Helmet-to-Helmet Hits Football

NFL Players Association executive director DeMaurice Smith speaks at a news conference during a tailgate-style rally in support of the players union at a bar in St Paul, Minn., Tuesday, Oct. 19, 2010. (AP Photo/Craig Lassig)

AP

The NFLPA recently requested that the various teams produce the official, federally-mandated paperwork regarding the number of workplace injuries suffered by pro football players.

Based on the numbers to which the union already has access, the NFLPA has created a report titled “Dangers of the Game.”

The study claims that players incurred 3.7 injuries per team per week, and that 63 percent of the players in the league suffered at least one injury.

Of those injuries, 37.7 percent of the injuries required a player to miss a game, with 12.6 percent of the injuries causing them to be placed on injured reserve.

The study finds that the number of players landing on injured reserve -- more than 350 -- greatly outpaced 2009, when 250 players finished the year on IR.

Also, nearly six percent of the players suffered concussions in 2010, up from four percent in 2009.

As it relates to non-concussions, the true number of injuries actually may be higher.

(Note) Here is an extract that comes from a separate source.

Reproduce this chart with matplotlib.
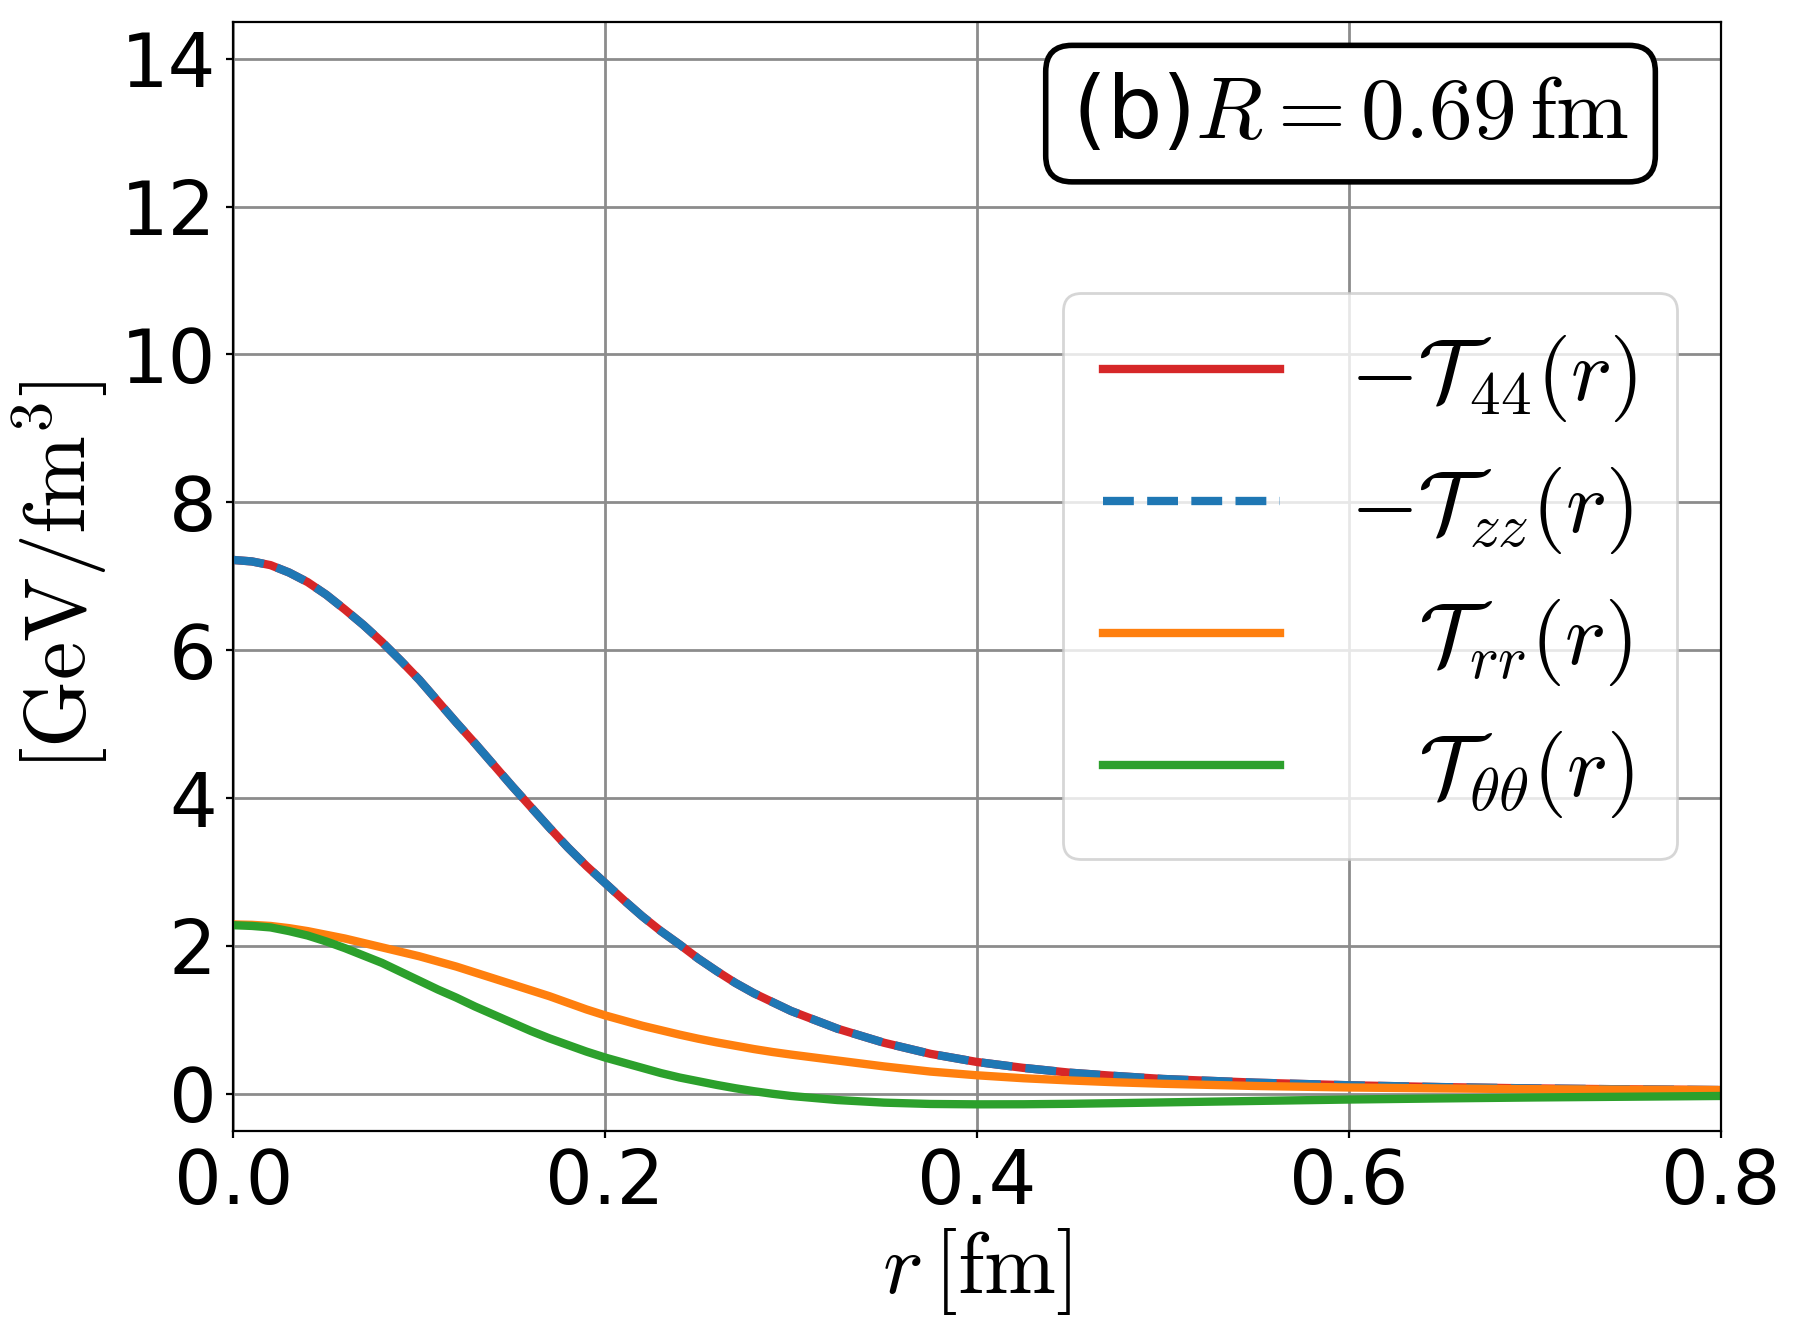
import numpy as np
import matplotlib
matplotlib.use('Agg')
import matplotlib.pyplot as plt

plt.rcParams['mathtext.fontset'] = 'cm'

# radial grid [fm]
r = [0.00, 0.01, 0.02, 0.03, 0.04, 0.05, 0.06, 0.07, 0.08, 0.09,
     0.10, 0.11, 0.12, 0.13, 0.14, 0.15, 0.16, 0.17, 0.18, 0.19,
     0.20, 0.21, 0.22, 0.23, 0.24, 0.25, 0.26, 0.27, 0.28, 0.29,
     0.30, 0.325, 0.35, 0.375, 0.40, 0.425, 0.45, 0.475, 0.50,
     0.55, 0.60, 0.65, 0.70, 0.75, 0.80]

# -T44 and -Tzz lie on top of each other
t44 = [7.22, 7.20, 7.15, 7.05, 6.92, 6.75, 6.55, 6.34, 6.11, 5.86,
       5.60, 5.31, 5.02, 4.74, 4.45, 4.16, 3.88, 3.60, 3.33, 3.08,
       2.85, 2.62, 2.40, 2.20, 2.02, 1.83, 1.66, 1.50, 1.36, 1.24,
       1.12, 0.88, 0.69, 0.54, 0.43, 0.35, 0.285, 0.24, 0.20,
       0.15, 0.115, 0.09, 0.072, 0.06, 0.05]
tzz = [7.22, 7.20, 7.15, 7.05, 6.92, 6.75, 6.55, 6.34, 6.11, 5.86,
       5.60, 5.31, 5.02, 4.74, 4.45, 4.16, 3.88, 3.60, 3.33, 3.08,
       2.85, 2.62, 2.40, 2.20, 2.02, 1.83, 1.66, 1.50, 1.36, 1.24,
       1.12, 0.88, 0.69, 0.54, 0.43, 0.35, 0.285, 0.24, 0.20,
       0.15, 0.115, 0.09, 0.072, 0.06, 0.05]
trr = [2.29, 2.285, 2.27, 2.24, 2.20, 2.15, 2.10, 2.04, 1.98, 1.92,
       1.86, 1.79, 1.72, 1.64, 1.56, 1.48, 1.40, 1.32, 1.23, 1.14,
       1.06, 0.99, 0.92, 0.86, 0.80, 0.745, 0.695, 0.65, 0.605, 0.565,
       0.53, 0.45, 0.37, 0.30, 0.25, 0.21, 0.18, 0.155, 0.135,
       0.105, 0.085, 0.072, 0.062, 0.055, 0.05]
ttt = [2.28, 2.27, 2.25, 2.20, 2.14, 2.06, 1.97, 1.87, 1.77, 1.65,
       1.53, 1.41, 1.30, 1.18, 1.07, 0.96, 0.85, 0.75, 0.66, 0.57,
       0.49, 0.42, 0.35, 0.28, 0.22, 0.17, 0.12, 0.075, 0.035, 0.0,
       -0.03, -0.085, -0.12, -0.138, -0.143, -0.142, -0.136, -0.127, -0.117,
       -0.097, -0.078, -0.063, -0.05, -0.04, -0.03]

labels = [r'$-\mathcal{T}_{44}(r)$', r'$-\mathcal{T}_{zz}(r)$',
          r'$\enspace\:\,\mathcal{T}_{rr}(r)$', r'$\enspace\:\,\mathcal{T}_{\theta\theta}(r)$']

fig = plt.figure(figsize=(8.98, 6.66), dpi=200)
ax = fig.add_subplot(111)
fig.subplots_adjust(left=0.1299, right=0.958, bottom=0.1511, top=0.9837)

lw = 3
ax.plot(r, t44, color='tab:red', lw=lw, label=labels[0])
ax.plot(r, tzz, color='tab:blue', lw=lw, ls='--', label=labels[1])
ax.plot(r, trr, color='tab:orange', lw=lw, label=labels[2])
ax.plot(r, ttt, color='tab:green', lw=lw, label=labels[3])

ax.set_xlim(0, 0.8)
ax.set_ylim(-0.5, 14.5)
ax.set_xticks([0.0, 0.2, 0.4, 0.6, 0.8])
ax.set_yticks([0, 2, 4, 6, 8, 10, 12, 14])
ax.tick_params(labelsize=27, length=2.5)
ax.grid(True, color='0.55', lw=1)
ax.set_axisbelow(True)

ax.set_xlabel(r'$r\,[\mathrm{fm}]$', fontsize=31, labelpad=2)
ax.set_ylabel(r'$[\mathrm{GeV/fm}^3]$', fontsize=31, labelpad=4)

ax.legend(loc='center right', fontsize=31.5, handlelength=2.03, handletextpad=0.8,
          labelspacing=0.47, borderpad=0.45)

ax.text(0.9385, 0.955, r'(b)$R=0.69\,\mathrm{fm}$', transform=ax.transAxes,
        ha='right', va='top', fontsize=31.5,
        bbox=dict(boxstyle='round,pad=0.3', fc='white', ec='black', lw=2))

fig.savefig('out.png', dpi=200)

Since the data is based on the league’s official injury reports, it’s likely if not definite that one or more teams concealed one or more injuries, especially since the “probable” designation contemplates a level of injury sufficiently slight to leave the player virtually certain to be available for normal duty.

The issue of concealing injuries could make that request for the teams’ OSHA 300 logs very interesting, especially if players opt to defy their coaches and tell anyone who’ll listen that they were injured when, according to the official report, they weren’t.

As to concussions, it’s difficult to compare 2010 to 2009, since the league didn’t take concussions as seriously as the league now does until Congress made it clear to the league in late October 2009 that failure to take concussions seriously would result in serious repercussions for the league.